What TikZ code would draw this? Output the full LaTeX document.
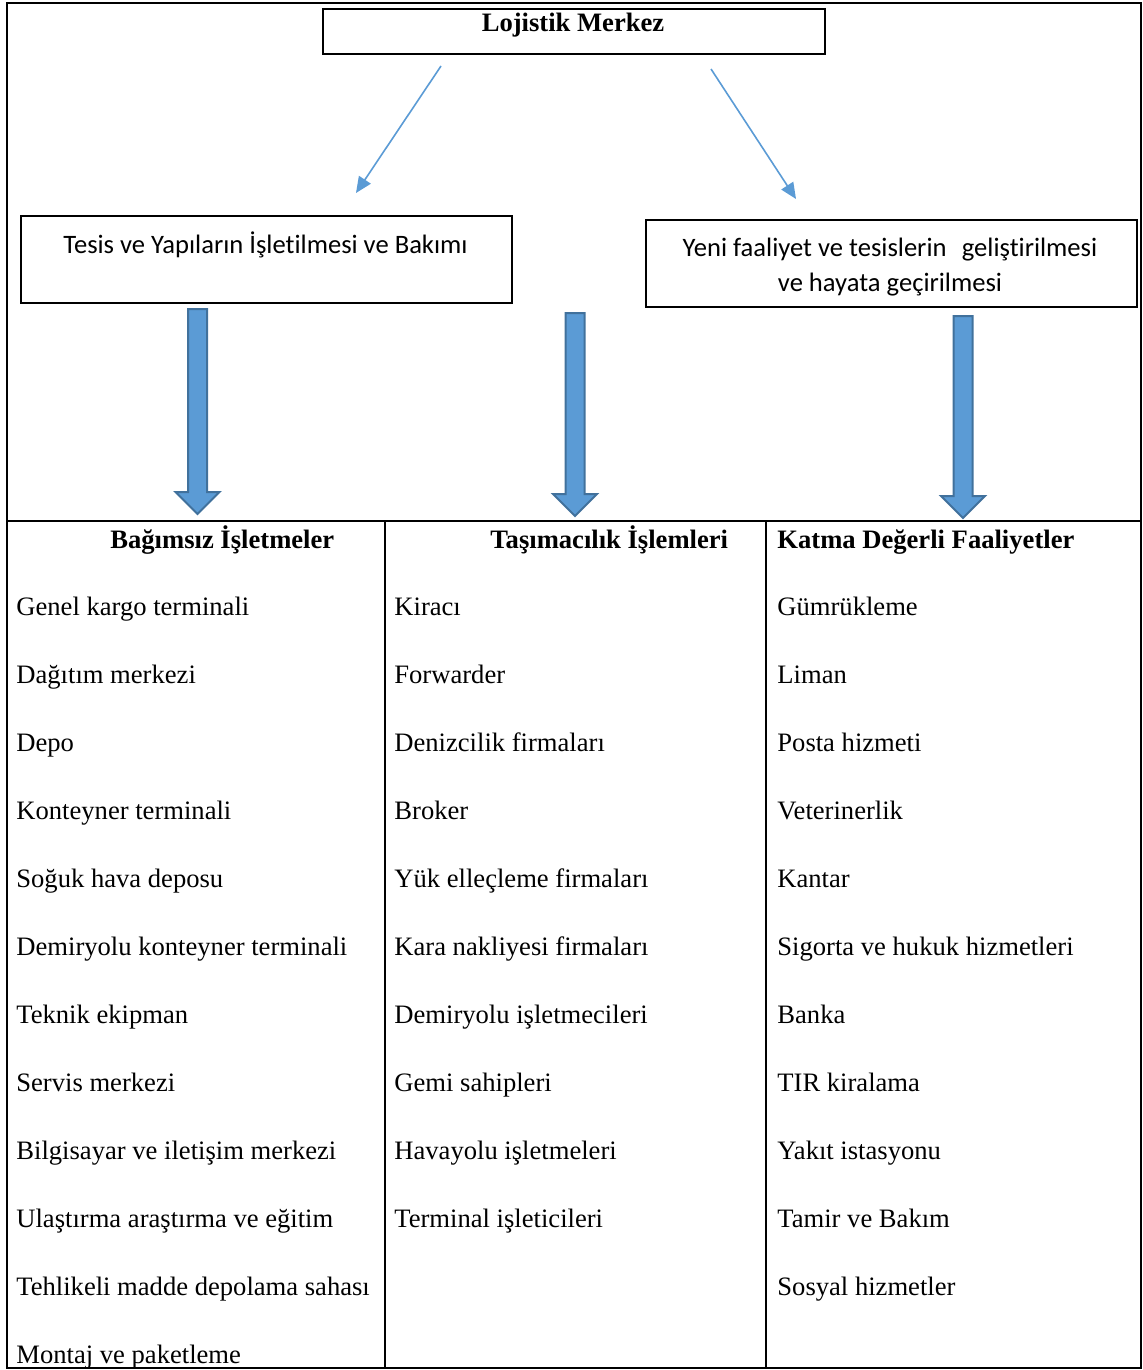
\documentclass[tikz,border=0pt]{standalone}
\usepackage{fontspec}
\setmainfont{Liberation Serif}
\newfontfamily\calibri[Ligatures=NoCommon]{Carlito}
\usetikzlibrary{arrows.meta,calc}
\definecolor{arrowblue}{HTML}{5B9BD5}
\definecolor{arrowedge}{HTML}{41719C}
\newcommand\bodysize{\fontsize{13.3}{16}\selectfont}
% downward block arrow: centre x, top y, tip y
\newcommand\downblock[3]{%
  \draw[blockarrow] (#1-9.5,#2) -- (#1+9.5,#2) -- (#1+9.5,#3-22) -- (#1+22,#3-22)
    -- (#1,#3) -- (#1-22,#3-22) -- (#1-9.5,#3-22) -- cycle;}
\begin{document}
\begin{tikzpicture}[x=0.5pt,y=-0.5pt,
  frame/.style={line width=1pt},
  box/.style={draw, line width=1.2pt, inner sep=0, anchor=north west,
              minimum width=245.5pt, minimum height=43.5pt},
  thinarrow/.style={draw=arrowblue, line width=0.8pt,
                    -{Triangle[length=8pt,width=7pt,fill=arrowblue]}},
  blockarrow/.style={fill=arrowblue, draw=arrowedge, line width=1pt, line join=miter},
  txt/.style={inner sep=0, text height=0.7em, text depth=0.2em, font=\bodysize},
  cell/.style={txt, anchor=west},
  head/.style={cell, font=\bodysize\bfseries},
  sans/.style={txt, font=\bodysize\calibri}
]
\useasboundingbox (0,0) rectangle (1143,1370);

% upper frame and table
\draw[frame] (6.7,2.7) rectangle (1141,521);
\draw[frame] (6.7,521) rectangle (1141,1368);
\draw[frame] (385,521) -- (385,1368);
\draw[frame] (766,521) -- (766,1368);

% top box
\node[box, minimum width=251pt, minimum height=22.5pt] (lm) at (322,8) {};
\node[txt, font=\bodysize\bfseries] (lmt) at (573,27) {Lojistik Merkez};

% second level boxes
\node[box] (tesis) at (20,215) {};
\node[sans] (tesist) at (265.5,248) {Tesis ve Yapıların İşletilmesi ve Bakımı};
\node[box] (yeni) at (645,219) {};
\node[sans] (yeni1) at (890,251) {Yeni faaliyet ve tesislerin\hspace{0.35em} geliştirilmesi};
\node[sans] (yeni2) at (890,286) {ve hayata geçirilmesi};

% thin arrows
\coordinate (l1) at (441,66);
\coordinate (l2) at (356,193);
\coordinate (r1) at (711,69);
\coordinate (r2) at (796,199);
\draw[thinarrow] (l1) -- (l2);
\draw[thinarrow] (r1) -- (r2);

% block arrows
\downblock{197.5}{309}{514}
\downblock{575}{313}{516}
\downblock{963}{316}{518}

% column headings
\node[head] (h1) at (110,543) {Bağımsız İşletmeler};
\node[head] (h2) at (490,543) {Taşımacılık İşlemleri};
\node[head] (h3) at (777,543) {Katma Değerli Faaliyetler};

% column entries
\foreach \t [count=\i] in {Genel kargo terminali, Dağıtım merkezi, Depo,
    Konteyner terminali, Soğuk hava deposu, Demiryolu konteyner terminali,
    Teknik ekipman, Servis merkezi, Bilgisayar ve iletişim merkezi,
    Ulaştırma araştırma ve eğitim, Tehlikeli madde depolama sahası,
    Montaj ve paketleme}
  \node[cell] (a\i) at (16,542+68*\i) {\t};
\foreach \t [count=\i] in {Kiracı, Forwarder, Denizcilik firmaları, Broker,
    Yük elleçleme firmaları, Kara nakliyesi firmaları, Demiryolu işletmecileri,
    Gemi sahipleri, Havayolu işletmeleri, Terminal işleticileri}
  \node[cell] (b\i) at (394,542+68*\i) {\t};
\foreach \t [count=\i] in {Gümrükleme, Liman, Posta hizmeti, Veterinerlik, Kantar,
    Sigorta ve hukuk hizmetleri, Banka, TIR kiralama, Yakıt istasyonu,
    Tamir ve Bakım, Sosyal hizmetler}
  \node[cell] (c\i) at (777,542+68*\i) {\t};
\end{tikzpicture}
\end{document}
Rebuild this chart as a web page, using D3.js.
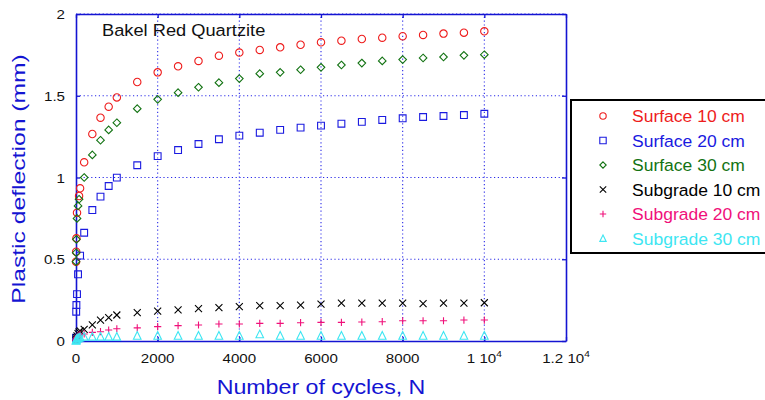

> **Short problem**:
Please set down each line of the data above exactly as written, without the pictures.

> **Answer to the exercise**:
What TikZ code would draw this? Output the full LaTeX document.
\documentclass[tikz,border=0pt]{standalone}
\usepackage{fontspec}
\setmainfont{Liberation Serif}
\newfontfamily\calibri[Ligatures=NoCommon]{Carlito}
\usetikzlibrary{arrows.meta,calc}
\definecolor{arrowblue}{HTML}{5B9BD5}
\definecolor{arrowedge}{HTML}{41719C}
\newcommand\bodysize{\fontsize{13.3}{16}\selectfont}
% downward block arrow: centre x, top y, tip y
\newcommand\downblock[3]{%
  \draw[blockarrow] (#1-9.5,#2) -- (#1+9.5,#2) -- (#1+9.5,#3-22) -- (#1+22,#3-22)
    -- (#1,#3) -- (#1-22,#3-22) -- (#1-9.5,#3-22) -- cycle;}
\begin{document}
\begin{tikzpicture}[x=0.5pt,y=-0.5pt,
  frame/.style={line width=1pt},
  box/.style={draw, line width=1.2pt, inner sep=0, anchor=north west,
              minimum width=245.5pt, minimum height=43.5pt},
  thinarrow/.style={draw=arrowblue, line width=0.8pt,
                    -{Triangle[length=8pt,width=7pt,fill=arrowblue]}},
  blockarrow/.style={fill=arrowblue, draw=arrowedge, line width=1pt, line join=miter},
  txt/.style={inner sep=0, text height=0.7em, text depth=0.2em, font=\bodysize},
  cell/.style={txt, anchor=west},
  head/.style={cell, font=\bodysize\bfseries},
  sans/.style={txt, font=\bodysize\calibri}
]
\useasboundingbox (0,0) rectangle (1143,1370);

% upper frame and table
\draw[frame] (6.7,2.7) rectangle (1141,521);
\draw[frame] (6.7,521) rectangle (1141,1368);
\draw[frame] (385,521) -- (385,1368);
\draw[frame] (766,521) -- (766,1368);

% top box
\node[box, minimum width=251pt, minimum height=22.5pt] (lm) at (322,8) {};
\node[txt, font=\bodysize\bfseries] (lmt) at (573,27) {Lojistik Merkez};

% second level boxes
\node[box] (tesis) at (20,215) {};
\node[sans] (tesist) at (265.5,248) {Tesis ve Yapıların İşletilmesi ve Bakımı};
\node[box] (yeni) at (645,219) {};
\node[sans] (yeni1) at (890,251) {Yeni faaliyet ve tesislerin\hspace{0.35em} geliştirilmesi};
\node[sans] (yeni2) at (890,286) {ve hayata geçirilmesi};

% thin arrows
\coordinate (l1) at (441,66);
\coordinate (l2) at (356,193);
\coordinate (r1) at (711,69);
\coordinate (r2) at (796,199);
\draw[thinarrow] (l1) -- (l2);
\draw[thinarrow] (r1) -- (r2);

% block arrows
\downblock{197.5}{309}{514}
\downblock{575}{313}{516}
\downblock{963}{316}{518}

% column headings
\node[head] (h1) at (110,543) {Bağımsız İşletmeler};
\node[head] (h2) at (490,543) {Taşımacılık İşlemleri};
\node[head] (h3) at (777,543) {Katma Değerli Faaliyetler};

% column entries
\foreach \t [count=\i] in {Genel kargo terminali, Dağıtım merkezi, Depo,
    Konteyner terminali, Soğuk hava deposu, Demiryolu konteyner terminali,
    Teknik ekipman, Servis merkezi, Bilgisayar ve iletişim merkezi,
    Ulaştırma araştırma ve eğitim, Tehlikeli madde depolama sahası,
    Montaj ve paketleme}
  \node[cell] (a\i) at (16,542+68*\i) {\t};
\foreach \t [count=\i] in {Kiracı, Forwarder, Denizcilik firmaları, Broker,
    Yük elleçleme firmaları, Kara nakliyesi firmaları, Demiryolu işletmecileri,
    Gemi sahipleri, Havayolu işletmeleri, Terminal işleticileri}
  \node[cell] (b\i) at (394,542+68*\i) {\t};
\foreach \t [count=\i] in {Gümrükleme, Liman, Posta hizmeti, Veterinerlik, Kantar,
    Sigorta ve hukuk hizmetleri, Banka, TIR kiralama, Yakıt istasyonu,
    Tamir ve Bakım, Sosyal hizmetler}
  \node[cell] (c\i) at (777,542+68*\i) {\t};
\end{tikzpicture}
\end{document}
Rebuild this chart as a web page, using D3.js.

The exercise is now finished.